Dec 24 – In 1933, Benito Mussolini institutes a new holiday called “Mother and Child Day” on which Italian women who have borne fourteen or more children receive national recognition and honors.
– Verdi’s Aida, with an ancient Egyptian plot, premieres in 1871 in Cairo.
– Songwriter Salvatore Guaragna (Henry Warren) is born in 1893. One of the most prolific composers in American history. His songs included the score for the musical 42nd Street, At Last, That’s Amore, I Only Have Eyes for You, You’ll Never Know, The More I See You, You Must have been a Beautiful Baby, and many more featured in some 300 Hollywood films.
– Long-time director of the National Infective Disease Institute Anthony Fauci is born in 1940.
Dec 25 – The first edition of Socialist newspaper Avanti (“Forward”) is published in 1896. At one time, Mussolini was its editor.
– Filippo Mazzei is born in 1730 in Poggio a Caiano (Italy).

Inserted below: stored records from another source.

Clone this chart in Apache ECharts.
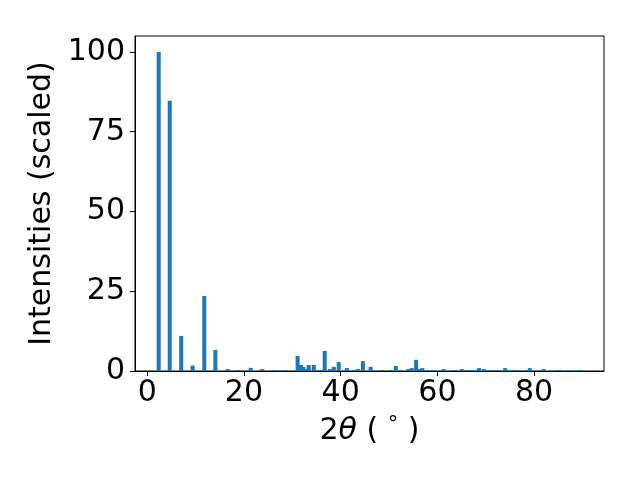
<!DOCTYPE html>
<html><head><meta charset="utf-8">
<script src="https://cdn.jsdelivr.net/npm/echarts@6/dist/echarts.min.js"></script>
<style>html,body{margin:0;padding:0;background:#fff}#c{width:640px;height:480px}</style>
</head><body><div id="c"></div>
<script>
const positions = [2.38,4.66,7.03,9.4,11.8,14.1,16.66,18.9,21.4,23.8,26.2,28.7,31.1,31.8,32.3,32.9,33.4,34.45,35.3,36.0,36.7,37.8,38.6,39.6,41.3,42.8,43.6,44.6,46.2,48.6,50.4,51.4,52.5,54.0,54.7,55.6,56.2,56.9,57.7,59.1,60.3,61.3,63.6,65.1,66.0,66.9,67.8,68.6,69.6,70.6,71.5,72.6,74.0,75.0,75.8,76.5,78.3,79.1,81.2,82.0,83.4,84.8,85.6,87.2,88.0,89.5];
const intensities = [100,84.7,11.0,1.7,23.5,6.6,0.6,0.3,1.0,0.6,0.3,0.3,4.7,1.9,1.3,0.6,1.9,1.9,0.3,0.3,6.3,0.6,1.3,2.8,0.9,0.3,0.6,3.1,1.3,0.3,0.3,1.6,0.3,0.6,0.9,3.5,0.6,0.9,0.3,0.3,0.3,0.6,0.3,0.6,0.3,0.3,0.3,0.9,0.6,0.3,0.3,0.3,0.9,0.3,0.3,0.3,0.3,0.9,0.3,0.6,0.3,0.3,0.3,0.3,0.3,0.3];
const xTicks = [0,20,40,60,80];
const yTicks = [0,25,50,75,100];

const chart = echarts.init(document.getElementById('c'), null, {renderer:'canvas'});
const font = 'DejaVu Sans';
const fs = 30;
chart.setOption({
  animation:false,
  grid:{left:135,right:36,top:36,bottom:109,show:true,borderColor:'#000',borderWidth:1,backgroundColor:'transparent'},
  xAxis:{
    type:'value', min:-2.52, max:94.45,
    name:'{a|2}{b|θ}{a| ( }{c|°}{a| )}', nameLocation:'middle', nameGap:44,
    nameTextStyle:{rich:{
      a:{fontFamily:font,fontSize:fs,color:'#000'},
      b:{fontFamily:font,fontSize:fs,fontStyle:'italic',color:'#000'},
      c:{fontFamily:font,fontSize:21,color:'#000',verticalAlign:'top',padding:[0,0,11,0]}
    }},
    axisLine:{show:true,onZero:false,lineStyle:{color:'#000',width:1}},
    axisTick:{show:true,length:5,customValues:xTicks,lineStyle:{color:'#000',width:1}},
    axisLabel:{customValues:xTicks,color:'#000',fontFamily:font,fontSize:fs,margin:7},
    splitLine:{show:false}
  },
  yAxis:{
    type:'value', min:0, max:105,
    name:'Intensities (scaled)', nameLocation:'middle', nameGap:72,
    nameTextStyle:{fontFamily:font,fontSize:fs,color:'#000'},
    axisLine:{show:true,onZero:false,lineStyle:{color:'#000',width:1}},
    axisTick:{show:true,length:5,customValues:yTicks,lineStyle:{color:'#000',width:1}},
    axisLabel:{customValues:yTicks,color:'#000',fontFamily:font,fontSize:fs,margin:10},
    splitLine:{show:false}
  },
  series:[{
    type:'bar',
    data: positions.map((p,i)=>[p,intensities[i]]),
    barWidth:4,
    itemStyle:{color:'#1f77b4'},
    silent:true
  }]
});
</script></body></html>
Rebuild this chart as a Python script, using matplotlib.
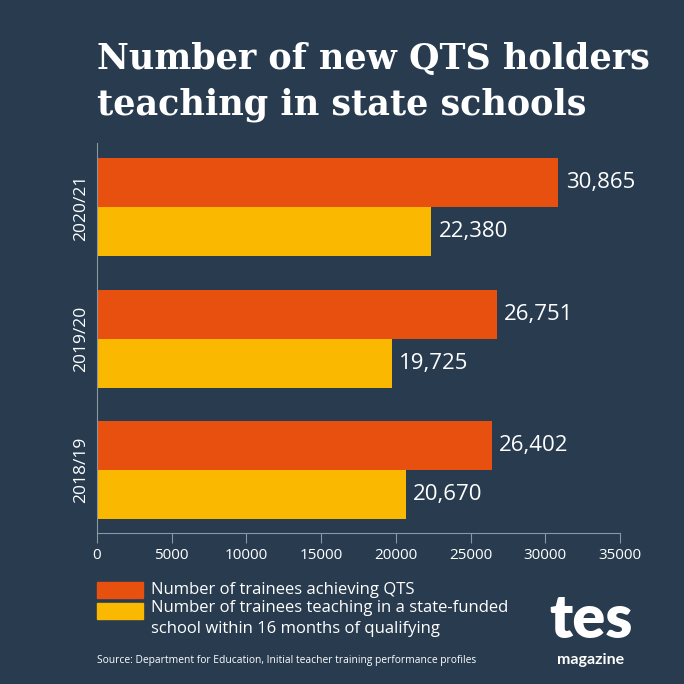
import numpy as np
import matplotlib.pyplot as plt
from matplotlib.patches import Rectangle

# Data
years = ["2018/19", "2019/20", "2020/21"]
qts = [26402, 26751, 30865]
teaching = [20670, 19725, 22380]
legend_labels = ["Number of trainees achieving QTS",
                 "Number of trainees teaching in a state-funded\nschool within 16 months of qualifying"]
xticks = [0, 5000, 10000, 15000, 20000, 25000, 30000, 35000]

bg = "#283b4f"
orange = "#e8500f"
yellow = "#fbb800"
grey = "#8c97a3"
sans = ["Open Sans", "DejaVu Sans"]

fig = plt.figure(figsize=(6.84, 6.84), dpi=100, facecolor=bg)
ax = fig.add_axes([0.1418, 0.2208, 0.7646, 0.5701], facecolor=bg)

y = np.arange(len(years))
h = 0.374
ax.barh(y + h / 2, qts, height=h, color=orange)
ax.barh(y - h / 2, teaching, height=h, color=yellow)

for yi, v in zip(y, qts):
    ax.text(v + 500, yi + h / 2, f"{v:,}", color="white", va="center", ha="left",
            fontsize=16, family=sans)
for yi, v in zip(y, teaching):
    ax.text(v + 500, yi - h / 2, f"{v:,}", color="white", va="center", ha="left",
            fontsize=16, family=sans)

ax.set_xlim(0, 35000)
ax.set_ylim(-0.48, 2.49)
ax.set_xticks(xticks)
ax.set_xticklabels([str(t) for t in xticks], family=sans, fontsize=11, color="white")
ax.set_yticks(y)
ax.set_yticklabels(years, rotation=90, va="center", family=sans, fontsize=12.5, color="white")
ax.tick_params(axis="x", length=7, color=grey, width=0.8, pad=4)
ax.tick_params(axis="y", length=0, pad=6)
for s in ["top", "right"]:
    ax.spines[s].set_visible(False)
for s in ["left", "bottom"]:
    ax.spines[s].set_color(grey)
    ax.spines[s].set_linewidth(0.8)

# title
title_lines = ["Number of new QTS holders", "teaching in state schools"]
for line, base in zip(title_lines, [69, 115]):
    fig.text(97 / 684, 1 - base / 684, line, color="white", fontsize=25.2,
             fontweight="bold", family="DejaVu Serif", va="baseline", ha="left")

# legend
fig.patches.append(Rectangle((97 / 684, 1 - 598 / 684), 46 / 684, 16 / 684,
                             transform=fig.transFigure, color=orange))
fig.patches.append(Rectangle((97 / 684, 1 - 619 / 684), 46 / 684, 16 / 684,
                             transform=fig.transFigure, color=yellow))
fig.text(151 / 684, 1 - 590 / 684, legend_labels[0], color="white", fontsize=12,
         family=sans, va="center", ha="left")
fig.text(151 / 684, 1 - 600 / 684, legend_labels[1], color="white", fontsize=12,
         family=sans, va="top", ha="left", linespacing=1.42)

fig.text(97 / 684, 1 - 660 / 684,
         "Source: Department for Education, Initial teacher training performance profiles",
         color="white", fontsize=7.4, family=sans, va="center", ha="left")

# logo
fig.text(591 / 684, 1 - 638 / 684, "tes", color="white", fontsize=44, fontweight="heavy",
         family=["Lato", "DejaVu Sans"], ha="center", va="baseline")
fig.text(591 / 684, 1 - 664 / 684, "magazine", color="white", fontsize=11.5, fontweight="bold",
         family=["Lato", "DejaVu Sans"], ha="center", va="baseline")

fig.savefig("out.png", dpi=100, facecolor=bg)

He was a neighbor of Thomas Jefferson in Virginia and introduced Italian agriculture and cuisine there. He inspired the line “All men are created equal.”
Dec 26 – The newly created Italian Republic adopted its constitution in 1946 after a general referendum banned the Savoy monarchy.
Dec 27 – Industrialist (vehicle tires) Giovanni Battista Pirelli is born in 1848
Dec 28 – Exiled King Vittorio Emanuele III dies in Egypt in 1947.
Dec 29 – English poet Christina Rossetti dies in 1894.
Dec 30 – Writer Giambattista Giraldi dies in 1573, inspired Shakespeare’s Othello and Measure for Measure.
Dec 31 – In A.D. 535, Roman General Belisarius completes the reconquest of Sicily, defeating the barbarian Ostrogoths, returning the island to the Empire now headquartered in Constantinople.